TASK OBJECTIVE: Skip the pictures. Transcribe the rest of the data below without changing a word.

AVAILABLE DATA:
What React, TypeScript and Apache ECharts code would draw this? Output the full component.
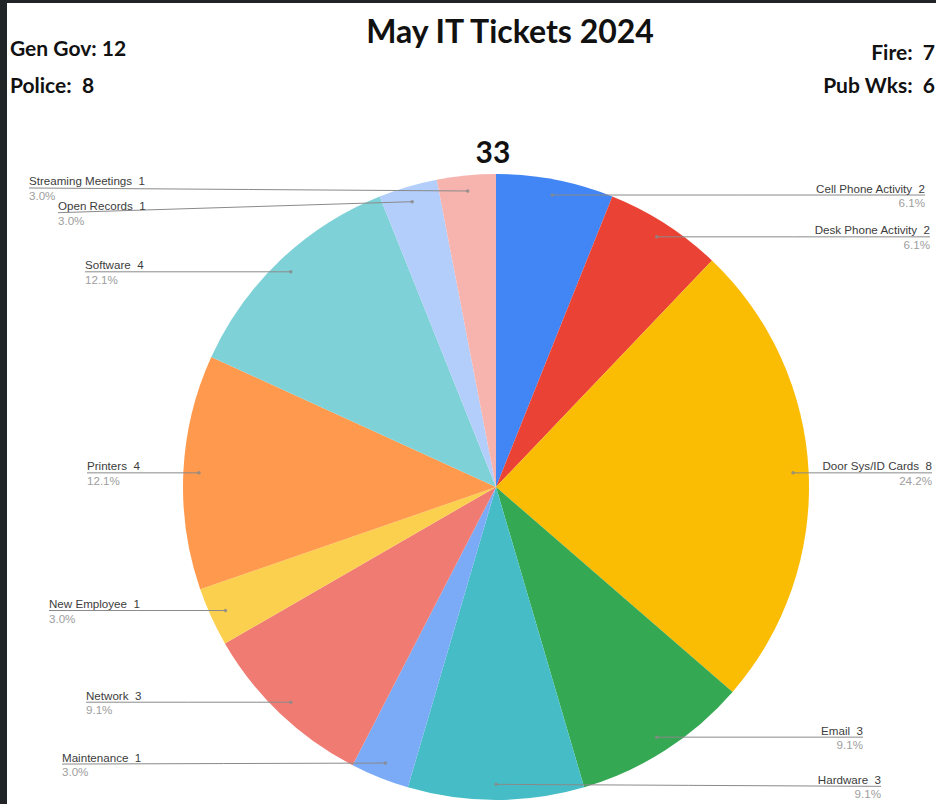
import React, { useEffect, useRef } from "react";
import * as echarts from "echarts";

const chartTitle = "May IT Tickets 2024";
const categories = [
  "Cell Phone Activity",
  "Desk Phone Activity",
  "Door Sys/ID Cards",
  "Email",
  "Hardware",
  "Maintenance",
  "Network",
  "New Employee",
  "Printers",
  "Software",
  "Open Records",
  "Streaming Meetings",
];
const ticketCounts = [2, 2, 8, 3, 3, 1, 3, 1, 4, 4, 1, 1];
const departmentNames = ["Gen Gov", "Police", "Fire", "Pub Wks"];
const departmentCounts = [12, 8, 7, 6];

const sliceColors = [
  "#4285F4",
  "#EA4335",
  "#FBBC04",
  "#34A853",
  "#46BDC6",
  "#7BAAF7",
  "#F07B72",
  "#FCD04F",
  "#FF994D",
  "#7ED1D7",
  "#B3CEFB",
  "#F7B4AE",
];

// layout constants (pixels)
const CX = 496;
const CY = 487;
const R = 313;
const DOT = 0.95;
const labelEndX = [925, 930, 932, 863, 881, 62, 86, 49, 87, 85, 58, 29];
const labelShiftY = [0, 0, 0, 0, 2, 1, 0, 0, 0, 0, 11, -3];

export default function App() {
  const ref = useRef<HTMLDivElement>(null);

  useEffect(() => {
    if (!ref.current) return;
    const chart = echarts.init(ref.current, undefined, { renderer: "svg" });
    const total = ticketCounts.reduce((a, b) => a + b, 0);
    const midAngles: number[] = [];
    const midValues: number[] = [];
    let cum = 0;
    ticketCounts.forEach((v) => {
      midValues.push(cum + v / 2);
      midAngles.push(((cum + v / 2) / total) * Math.PI * 2);
      cum += v;
    });

    const headFont = (size: number) => `bold ${size}px Lato, "Open Sans", sans-serif`;
    const deptText = (i: number) =>
      `${departmentNames[i]}:${departmentCounts[i] < 10 ? "  " : " "}${departmentCounts[i]}`;

    const common = {
      type: "pie",
      center: [CX, CY],
      radius: [0, R],
      startAngle: 90,
      clockwise: true,
      avoidLabelOverlap: false,
      silent: true,
      emphasis: { disabled: true },
    };
    const hiddenAxis = {
      axisLine: { show: false },
      axisTick: { show: false },
      axisLabel: { show: false },
      splitLine: { show: false },
    };

    chart.setOption({
      animation: false,
      backgroundColor: "#ffffff",
      polar: { center: [CX, CY], radius: R },
      angleAxis: { type: "value", min: 0, max: total, startAngle: 90, clockwise: true, ...hiddenAxis },
      radiusAxis: { type: "value", min: 0, max: 1, ...hiddenAxis },
      series: [
        {
          ...common,
          z: 2,
          itemStyle: { borderWidth: 0 },
          data: categories.map((name, i) => ({
            name,
            value: ticketCounts[i],
            itemStyle: { color: sliceColors[i] },
          })),
          label: { show: false },
          labelLine: { show: false },
        },
        {
          ...common,
          z: 5,
          itemStyle: { borderWidth: 0, color: "rgba(0,0,0,0)" },
          data: categories.map((name, i) => ({ name, value: ticketCounts[i] })),
          label: {
            show: true,
            position: "outside",
            formatter: (p: any) =>
              `{n|${p.name}  ${p.value}}\n{p|${((p.value / total) * 100).toFixed(1)}%}`,
            rich: {
              n: {
                fontSize: 11.6,
                fontFamily: "Liberation Sans, Arial, sans-serif",
                color: "#3c3c3c",
                lineHeight: 15,
              },
              p: {
                fontSize: 11.6,
                fontFamily: "Liberation Sans, Arial, sans-serif",
                color: "#9e9e9e",
                lineHeight: 14,
              },
            },
          },
          labelLine: {
            show: true,
            showAbove: true,
            length: 5,
            length2: 5,
            lineStyle: { color: "#8a8a8a", width: 1, opacity: 1 },
          },
          labelLayout: (p: any) => {
            const i = p.dataIndex;
            const a = midAngles[i];
            const dx = CX + Math.sin(a) * R * DOT;
            const dy = CY - Math.cos(a) * R * DOT;
            const ex = labelEndX[i];
            const ly = dy + labelShiftY[i];
            const right = ex > dx;
            return {
              x: ex,
              y: ly,
              align: right ? "right" : "left",
              verticalAlign: "middle",
              labelLinePoints: [
                [dx, dy],
                [(dx + ex) / 2, (dy + ly) / 2],
                [ex, ly],
              ],
            };
          },
        },
        {
          type: "scatter",
          coordinateSystem: "polar",
          z: 6,
          silent: true,
          symbol: "circle",
          symbolSize: 3.5,
          itemStyle: { color: "#8a8a8a" },
          data: midValues.map((m) => [DOT, m]),
        },
      ],
      graphic: [
        {
          type: "text",
          x: 510,
          y: 30,
          style: { text: chartTitle, font: headFont(32), fill: "#111", align: "center", verticalAlign: "middle" },
        },
        {
          type: "text",
          x: 493,
          y: 151,
          style: { text: String(total), font: headFont(30), fill: "#111", align: "center", verticalAlign: "middle" },
        },
        {
          type: "text",
          x: 10,
          y: 47,
          style: { text: deptText(0), font: headFont(21), fill: "#111", align: "left", verticalAlign: "middle" },
        },
        {
          type: "text",
          x: 10,
          y: 84,
          style: { text: deptText(1), font: headFont(21), fill: "#111", align: "left", verticalAlign: "middle" },
        },
        {
          type: "text",
          x: 935,
          y: 51,
          style: { text: deptText(2), font: headFont(21), fill: "#111", align: "right", verticalAlign: "middle" },
        },
        {
          type: "text",
          x: 935,
          y: 84,
          style: { text: deptText(3), font: headFont(21), fill: "#111", align: "right", verticalAlign: "middle" },
        },
        { type: "rect", shape: { x: 0, y: 0, width: 7, height: 804 }, style: { fill: "#202427" }, z: 100 },
        { type: "rect", shape: { x: 0, y: 0, width: 936, height: 3 }, style: { fill: "#202427" }, z: 100 },
      ],
    });
    return () => chart.dispose();
  }, []);

  return (
    <div
      ref={ref}
      style={{ position: "fixed", left: 0, top: 0, width: 936, height: 804 }}
    />
  );
}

EXERCISE ANSWER:
What React, TypeScript and Apache ECharts code would draw this? Output the full component.
import React, { useEffect, useRef } from "react";
import * as echarts from "echarts";

const chartTitle = "May IT Tickets 2024";
const categories = [
  "Cell Phone Activity",
  "Desk Phone Activity",
  "Door Sys/ID Cards",
  "Email",
  "Hardware",
  "Maintenance",
  "Network",
  "New Employee",
  "Printers",
  "Software",
  "Open Records",
  "Streaming Meetings",
];
const ticketCounts = [2, 2, 8, 3, 3, 1, 3, 1, 4, 4, 1, 1];
const departmentNames = ["Gen Gov", "Police", "Fire", "Pub Wks"];
const departmentCounts = [12, 8, 7, 6];

const sliceColors = [
  "#4285F4",
  "#EA4335",
  "#FBBC04",
  "#34A853",
  "#46BDC6",
  "#7BAAF7",
  "#F07B72",
  "#FCD04F",
  "#FF994D",
  "#7ED1D7",
  "#B3CEFB",
  "#F7B4AE",
];

// layout constants (pixels)
const CX = 496;
const CY = 487;
const R = 313;
const DOT = 0.95;
const labelEndX = [925, 930, 932, 863, 881, 62, 86, 49, 87, 85, 58, 29];
const labelShiftY = [0, 0, 0, 0, 2, 1, 0, 0, 0, 0, 11, -3];

export default function App() {
  const ref = useRef<HTMLDivElement>(null);

  useEffect(() => {
    if (!ref.current) return;
    const chart = echarts.init(ref.current, undefined, { renderer: "svg" });
    const total = ticketCounts.reduce((a, b) => a + b, 0);
    const midAngles: number[] = [];
    const midValues: number[] = [];
    let cum = 0;
    ticketCounts.forEach((v) => {
      midValues.push(cum + v / 2);
      midAngles.push(((cum + v / 2) / total) * Math.PI * 2);
      cum += v;
    });

    const headFont = (size: number) => `bold ${size}px Lato, "Open Sans", sans-serif`;
    const deptText = (i: number) =>
      `${departmentNames[i]}:${departmentCounts[i] < 10 ? "  " : " "}${departmentCounts[i]}`;

    const common = {
      type: "pie",
      center: [CX, CY],
      radius: [0, R],
      startAngle: 90,
      clockwise: true,
      avoidLabelOverlap: false,
      silent: true,
      emphasis: { disabled: true },
    };
    const hiddenAxis = {
      axisLine: { show: false },
      axisTick: { show: false },
      axisLabel: { show: false },
      splitLine: { show: false },
    };

    chart.setOption({
      animation: false,
      backgroundColor: "#ffffff",
      polar: { center: [CX, CY], radius: R },
      angleAxis: { type: "value", min: 0, max: total, startAngle: 90, clockwise: true, ...hiddenAxis },
      radiusAxis: { type: "value", min: 0, max: 1, ...hiddenAxis },
      series: [
        {
          ...common,
          z: 2,
          itemStyle: { borderWidth: 0 },
          data: categories.map((name, i) => ({
            name,
            value: ticketCounts[i],
            itemStyle: { color: sliceColors[i] },
          })),
          label: { show: false },
          labelLine: { show: false },
        },
        {
          ...common,
          z: 5,
          itemStyle: { borderWidth: 0, color: "rgba(0,0,0,0)" },
          data: categories.map((name, i) => ({ name, value: ticketCounts[i] })),
          label: {
            show: true,
            position: "outside",
            formatter: (p: any) =>
              `{n|${p.name}  ${p.value}}\n{p|${((p.value / total) * 100).toFixed(1)}%}`,
            rich: {
              n: {
                fontSize: 11.6,
                fontFamily: "Liberation Sans, Arial, sans-serif",
                color: "#3c3c3c",
                lineHeight: 15,
              },
              p: {
                fontSize: 11.6,
                fontFamily: "Liberation Sans, Arial, sans-serif",
                color: "#9e9e9e",
                lineHeight: 14,
              },
            },
          },
          labelLine: {
            show: true,
            showAbove: true,
            length: 5,
            length2: 5,
            lineStyle: { color: "#8a8a8a", width: 1, opacity: 1 },
          },
          labelLayout: (p: any) => {
            const i = p.dataIndex;
            const a = midAngles[i];
            const dx = CX + Math.sin(a) * R * DOT;
            const dy = CY - Math.cos(a) * R * DOT;
            const ex = labelEndX[i];
            const ly = dy + labelShiftY[i];
            const right = ex > dx;
            return {
              x: ex,
              y: ly,
              align: right ? "right" : "left",
              verticalAlign: "middle",
              labelLinePoints: [
                [dx, dy],
                [(dx + ex) / 2, (dy + ly) / 2],
                [ex, ly],
              ],
            };
          },
        },
        {
          type: "scatter",
          coordinateSystem: "polar",
          z: 6,
          silent: true,
          symbol: "circle",
          symbolSize: 3.5,
          itemStyle: { color: "#8a8a8a" },
          data: midValues.map((m) => [DOT, m]),
        },
      ],
      graphic: [
        {
          type: "text",
          x: 510,
          y: 30,
          style: { text: chartTitle, font: headFont(32), fill: "#111", align: "center", verticalAlign: "middle" },
        },
        {
          type: "text",
          x: 493,
          y: 151,
          style: { text: String(total), font: headFont(30), fill: "#111", align: "center", verticalAlign: "middle" },
        },
        {
          type: "text",
          x: 10,
          y: 47,
          style: { text: deptText(0), font: headFont(21), fill: "#111", align: "left", verticalAlign: "middle" },
        },
        {
          type: "text",
          x: 10,
          y: 84,
          style: { text: deptText(1), font: headFont(21), fill: "#111", align: "left", verticalAlign: "middle" },
        },
        {
          type: "text",
          x: 935,
          y: 51,
          style: { text: deptText(2), font: headFont(21), fill: "#111", align: "right", verticalAlign: "middle" },
        },
        {
          type: "text",
          x: 935,
          y: 84,
          style: { text: deptText(3), font: headFont(21), fill: "#111", align: "right", verticalAlign: "middle" },
        },
        { type: "rect", shape: { x: 0, y: 0, width: 7, height: 804 }, style: { fill: "#202427" }, z: 100 },
        { type: "rect", shape: { x: 0, y: 0, width: 936, height: 3 }, style: { fill: "#202427" }, z: 100 },
      ],
    });
    return () => chart.dispose();
  }, []);

  return (
    <div
      ref={ref}
      style={{ position: "fixed", left: 0, top: 0, width: 936, height: 804 }}
    />
  );
}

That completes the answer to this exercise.